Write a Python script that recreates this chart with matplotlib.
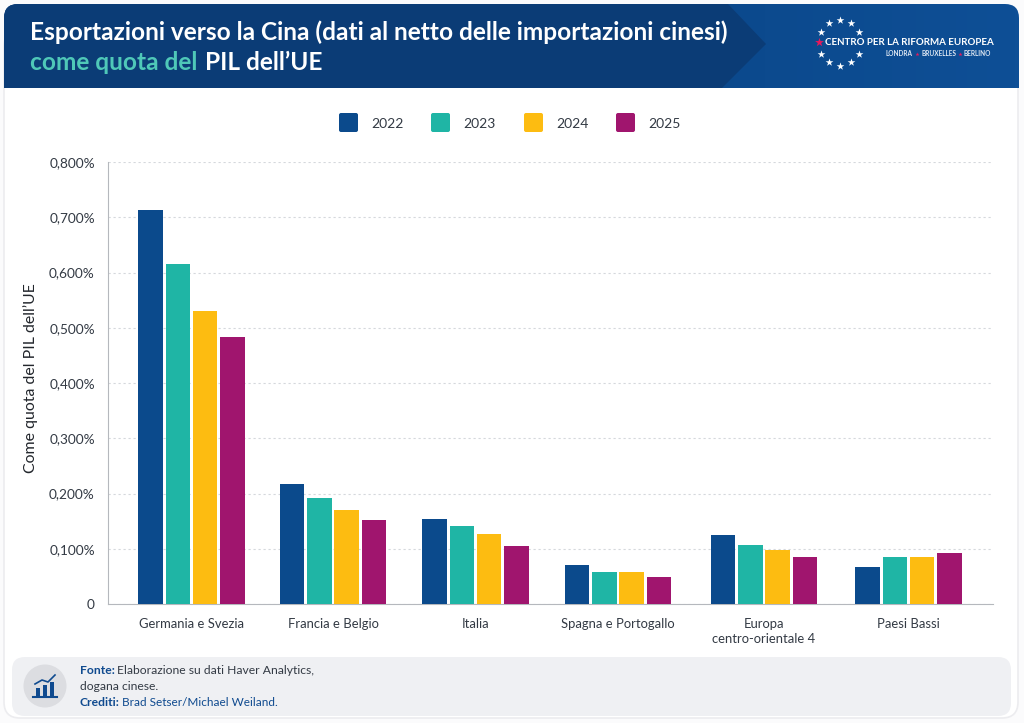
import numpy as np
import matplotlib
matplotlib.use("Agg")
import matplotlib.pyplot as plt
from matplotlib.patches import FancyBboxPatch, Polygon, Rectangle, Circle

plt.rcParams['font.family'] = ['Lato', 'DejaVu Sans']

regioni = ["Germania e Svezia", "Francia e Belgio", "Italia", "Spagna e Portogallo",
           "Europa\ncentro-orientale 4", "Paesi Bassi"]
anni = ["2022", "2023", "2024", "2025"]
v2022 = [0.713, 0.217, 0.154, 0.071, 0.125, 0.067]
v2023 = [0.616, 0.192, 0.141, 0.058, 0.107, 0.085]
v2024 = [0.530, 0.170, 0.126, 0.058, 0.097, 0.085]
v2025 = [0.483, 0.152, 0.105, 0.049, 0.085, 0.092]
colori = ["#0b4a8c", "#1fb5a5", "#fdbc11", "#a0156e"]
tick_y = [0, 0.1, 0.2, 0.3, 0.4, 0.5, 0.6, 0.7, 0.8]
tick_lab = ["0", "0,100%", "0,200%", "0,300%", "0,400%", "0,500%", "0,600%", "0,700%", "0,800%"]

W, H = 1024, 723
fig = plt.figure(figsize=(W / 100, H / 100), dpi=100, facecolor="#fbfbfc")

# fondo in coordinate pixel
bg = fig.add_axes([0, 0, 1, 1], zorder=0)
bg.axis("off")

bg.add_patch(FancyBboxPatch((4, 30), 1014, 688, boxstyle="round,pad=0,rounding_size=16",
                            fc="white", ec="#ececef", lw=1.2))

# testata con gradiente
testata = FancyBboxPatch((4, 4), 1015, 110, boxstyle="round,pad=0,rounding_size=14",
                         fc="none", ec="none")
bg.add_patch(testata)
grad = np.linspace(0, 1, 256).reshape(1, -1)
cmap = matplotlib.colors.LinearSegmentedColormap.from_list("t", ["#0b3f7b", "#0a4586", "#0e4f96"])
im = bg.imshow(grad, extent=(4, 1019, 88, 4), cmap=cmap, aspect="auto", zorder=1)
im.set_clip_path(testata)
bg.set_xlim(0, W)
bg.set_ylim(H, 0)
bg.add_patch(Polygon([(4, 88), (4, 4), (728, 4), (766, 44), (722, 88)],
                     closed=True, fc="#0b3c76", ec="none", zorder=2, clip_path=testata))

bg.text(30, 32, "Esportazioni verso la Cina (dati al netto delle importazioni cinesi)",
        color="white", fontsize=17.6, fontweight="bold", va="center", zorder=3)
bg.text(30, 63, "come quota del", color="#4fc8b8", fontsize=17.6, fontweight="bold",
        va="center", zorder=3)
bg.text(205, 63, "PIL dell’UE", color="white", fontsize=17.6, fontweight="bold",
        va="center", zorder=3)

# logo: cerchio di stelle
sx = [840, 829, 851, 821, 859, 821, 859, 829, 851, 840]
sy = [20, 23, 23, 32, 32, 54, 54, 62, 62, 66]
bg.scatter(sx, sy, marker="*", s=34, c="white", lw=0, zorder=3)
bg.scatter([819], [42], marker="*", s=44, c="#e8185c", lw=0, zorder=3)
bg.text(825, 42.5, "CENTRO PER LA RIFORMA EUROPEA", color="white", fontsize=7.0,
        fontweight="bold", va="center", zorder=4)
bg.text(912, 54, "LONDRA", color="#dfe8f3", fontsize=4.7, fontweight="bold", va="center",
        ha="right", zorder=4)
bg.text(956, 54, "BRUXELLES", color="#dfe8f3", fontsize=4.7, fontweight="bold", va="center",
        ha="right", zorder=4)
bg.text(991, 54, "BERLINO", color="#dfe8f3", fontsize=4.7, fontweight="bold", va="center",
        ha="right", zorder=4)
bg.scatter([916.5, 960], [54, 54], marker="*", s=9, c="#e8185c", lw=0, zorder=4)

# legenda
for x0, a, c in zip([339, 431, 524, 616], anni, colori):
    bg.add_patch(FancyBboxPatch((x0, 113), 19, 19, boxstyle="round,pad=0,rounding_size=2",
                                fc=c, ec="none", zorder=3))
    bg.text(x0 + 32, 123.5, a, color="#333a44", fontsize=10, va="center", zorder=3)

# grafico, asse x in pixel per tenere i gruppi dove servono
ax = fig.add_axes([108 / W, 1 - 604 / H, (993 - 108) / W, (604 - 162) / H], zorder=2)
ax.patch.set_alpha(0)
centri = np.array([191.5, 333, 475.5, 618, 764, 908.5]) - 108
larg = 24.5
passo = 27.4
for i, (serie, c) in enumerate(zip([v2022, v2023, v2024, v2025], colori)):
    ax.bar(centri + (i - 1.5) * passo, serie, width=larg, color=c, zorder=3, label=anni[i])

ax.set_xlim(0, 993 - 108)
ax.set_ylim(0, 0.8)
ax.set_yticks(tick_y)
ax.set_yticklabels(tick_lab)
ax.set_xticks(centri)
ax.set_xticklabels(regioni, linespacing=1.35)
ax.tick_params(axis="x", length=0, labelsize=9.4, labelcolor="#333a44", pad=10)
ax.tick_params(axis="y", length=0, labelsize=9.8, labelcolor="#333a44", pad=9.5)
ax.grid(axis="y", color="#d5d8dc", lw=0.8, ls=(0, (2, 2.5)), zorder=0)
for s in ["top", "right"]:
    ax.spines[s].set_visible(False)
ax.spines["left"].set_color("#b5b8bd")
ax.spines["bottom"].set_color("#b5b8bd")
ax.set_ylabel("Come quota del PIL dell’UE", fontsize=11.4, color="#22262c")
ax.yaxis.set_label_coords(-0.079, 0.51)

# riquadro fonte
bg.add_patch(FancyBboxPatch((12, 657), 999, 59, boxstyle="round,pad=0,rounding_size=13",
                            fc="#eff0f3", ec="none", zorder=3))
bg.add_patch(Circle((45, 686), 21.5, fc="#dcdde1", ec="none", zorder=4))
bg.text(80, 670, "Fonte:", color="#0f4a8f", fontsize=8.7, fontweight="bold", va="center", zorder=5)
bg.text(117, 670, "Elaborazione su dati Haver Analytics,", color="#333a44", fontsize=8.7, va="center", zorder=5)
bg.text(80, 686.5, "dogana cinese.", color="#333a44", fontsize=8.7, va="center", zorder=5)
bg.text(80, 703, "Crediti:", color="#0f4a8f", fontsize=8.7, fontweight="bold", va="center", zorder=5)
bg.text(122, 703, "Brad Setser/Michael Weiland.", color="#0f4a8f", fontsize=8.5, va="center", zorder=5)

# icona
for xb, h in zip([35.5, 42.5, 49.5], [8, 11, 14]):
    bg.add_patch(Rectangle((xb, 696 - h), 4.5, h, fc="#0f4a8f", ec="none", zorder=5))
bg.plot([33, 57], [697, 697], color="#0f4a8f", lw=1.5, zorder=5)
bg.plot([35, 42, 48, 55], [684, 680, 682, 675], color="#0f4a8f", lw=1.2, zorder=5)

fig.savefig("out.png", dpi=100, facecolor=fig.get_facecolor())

== == ==

Objective ->
Make an exact copy of the lines from the top of the material through the line with "plt.rcParams['font.family'] = ['Lato', 'DejaVu", pictures excluded.

Solution to the exercise ->
Write a Python script that recreates this chart with matplotlib.
import numpy as np
import matplotlib
matplotlib.use("Agg")
import matplotlib.pyplot as plt
from matplotlib.patches import FancyBboxPatch, Polygon, Rectangle, Circle

plt.rcParams['font.family'] = ['Lato', 'DejaVu Sans']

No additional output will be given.